Un paesaggio modificato in maniera irreversibile. Ma in questo scenario stanno emergendo associazioni e singoli cittadini che provano a battersi affinchè l’area torni a essere bene comune. Due associazioni molto attive sono, come già citato anticipatamente “A testa Alta” e la locale Lega Navale. Proprio queste ultime (come riferito dai presidenti Antonino Catania e Pino Coppolino ndr) si sono fatte promotrici di un progetto di riqualificazione che coinvolgerebbe lo stesso WWF e altri soggetti interessati. Lo studio avrebbe la volontà di creare un vero e proprio parco fluviale (il modello sarebbe quello del Fiume Arno) con tanto di ciclovie, attivazione di corsi di canottaggio e recupero della navigazione nella parte terminale del fiume ( rendere quindi “navigabile” buona parte del basso corso, anche solo in maniera stagionale) e dulcis in fundo riattivazione della bellissima oasi avifaunistica della Foce del Salso, con la bonifica totale e completa dei terreni irrimediabilmente inquinati da amianto e altri rifiuti pericolosi.
Lo studio si dovrebbe avvalere di un’ampia analisi idro-geografica dell’area e geomorfologica, atto a cercare una concessione fluviale dal governo regionale.

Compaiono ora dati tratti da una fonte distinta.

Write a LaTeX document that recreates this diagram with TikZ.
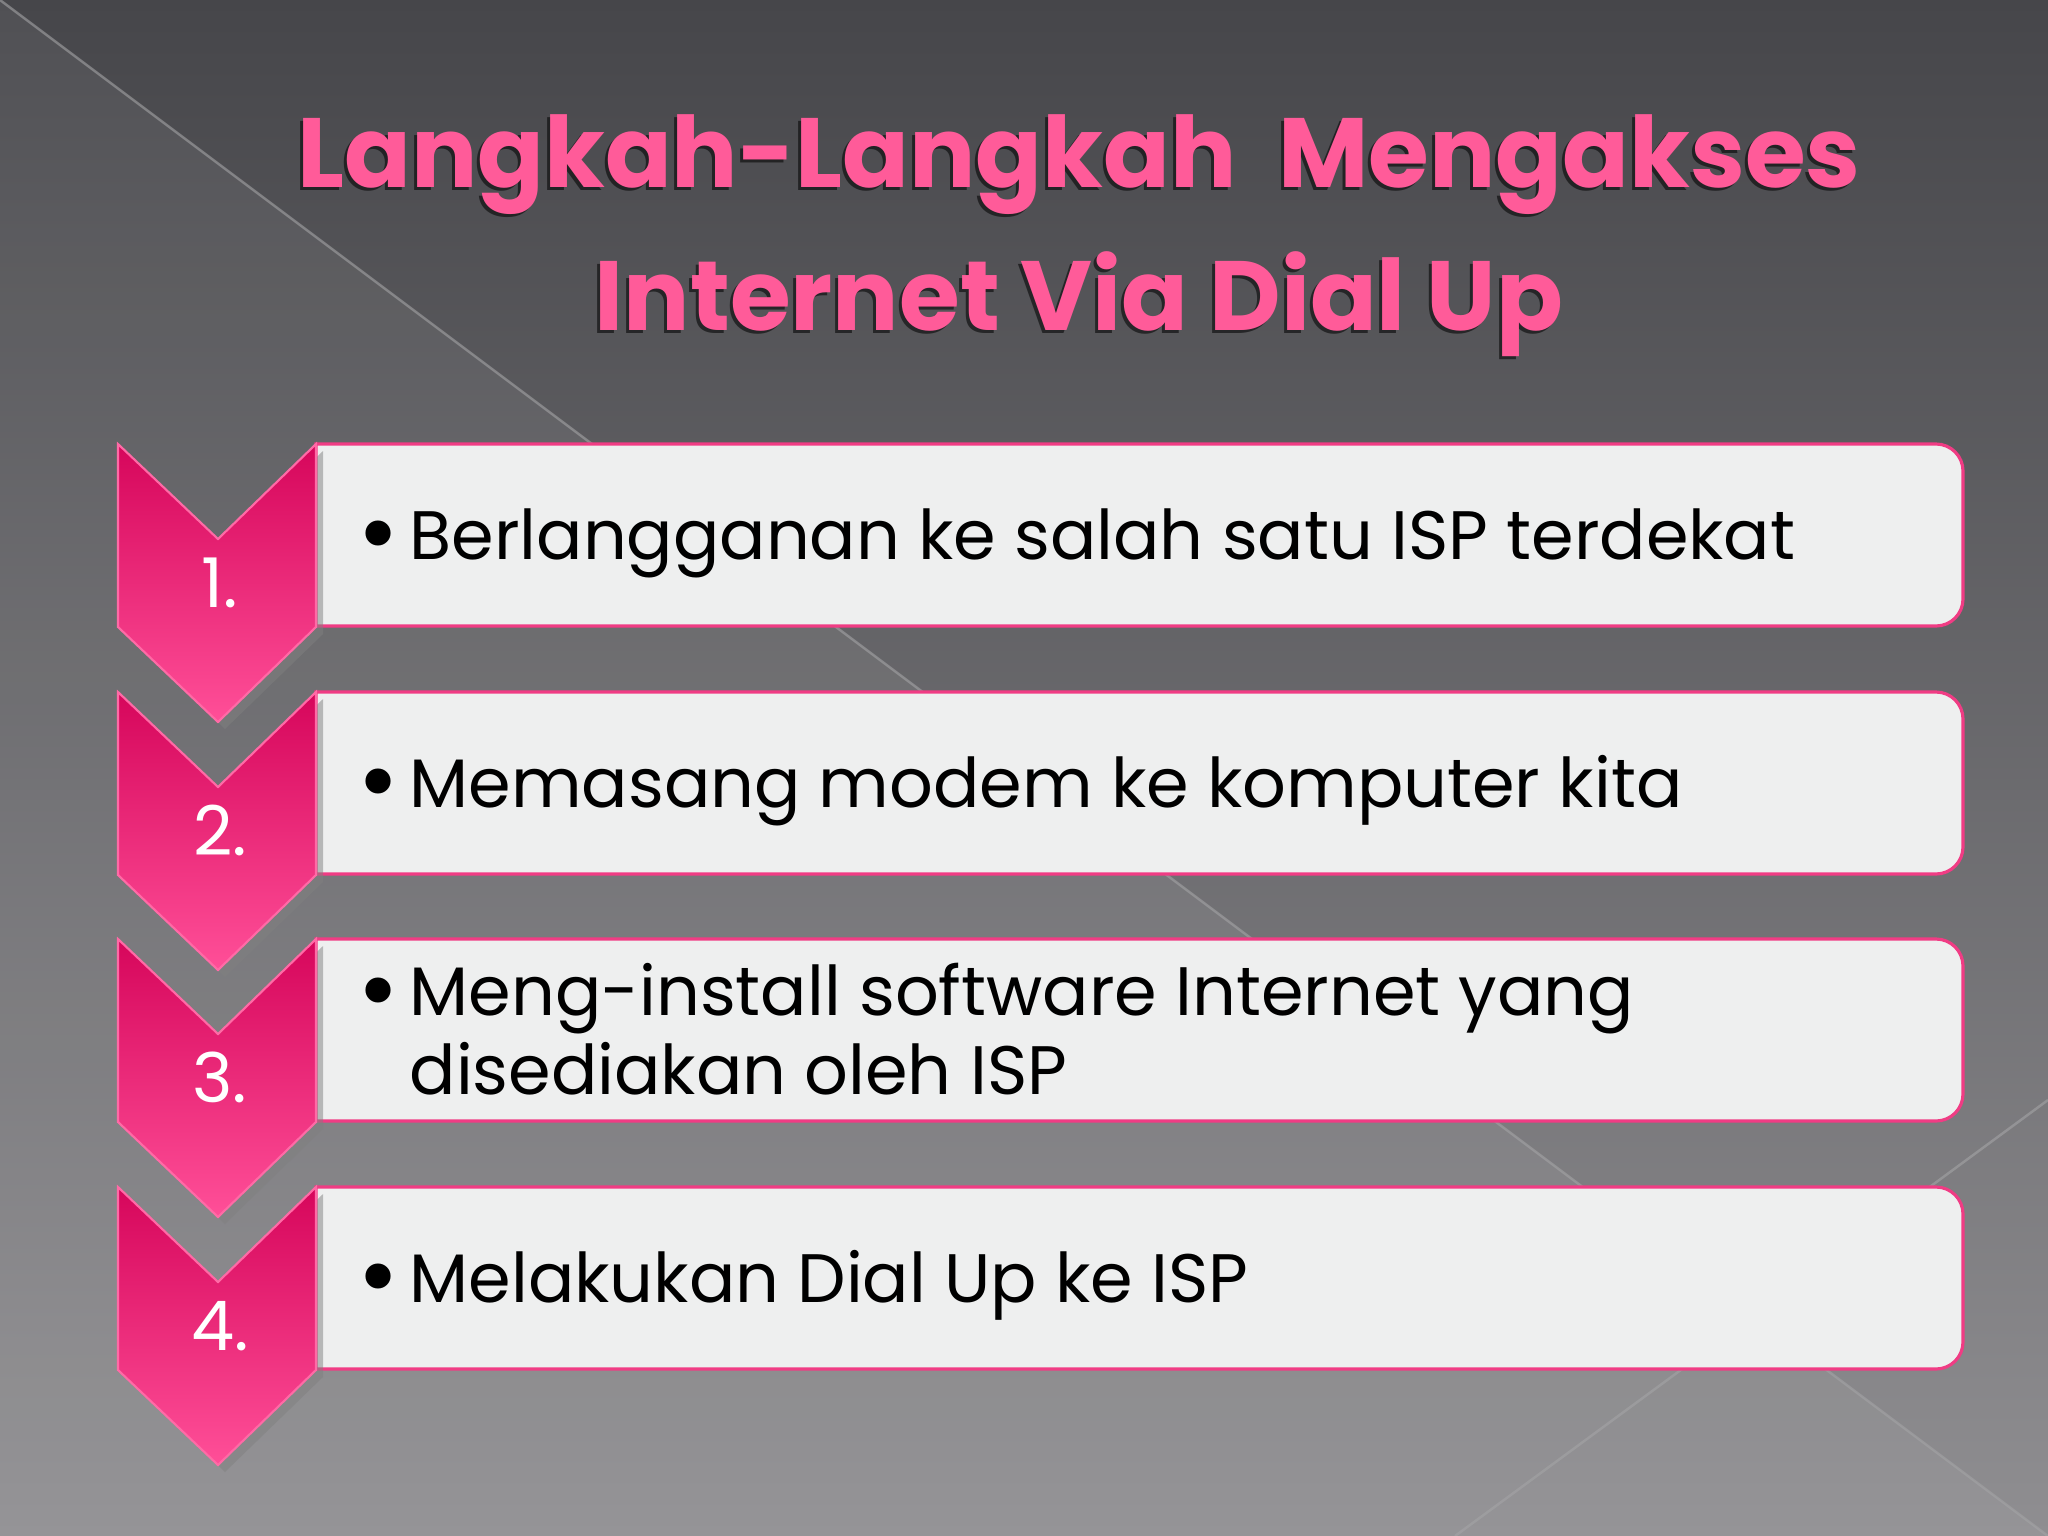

Un gran bel progetto, partito dal basso ed espressione che anche nella remota e sperduta Sicilia meridionale c’è voglia di autodeterminare le proprie scelte. Da Nord a Sud i territori continuano ad essere devastati in barba a principi costituzionali e norme di diritto.
Tornando quindi all’incipit dell’articolo (ri)citando il parco dell’ex Snia a Roma: lì la cittadinanza ha vinto, ha dimostrato che uniti, compatti e decisi si può e si deve vincere, per noi stessi per i nostri figli, per tutti e tutte. Beni comuni per tutti, cemento per nessuno.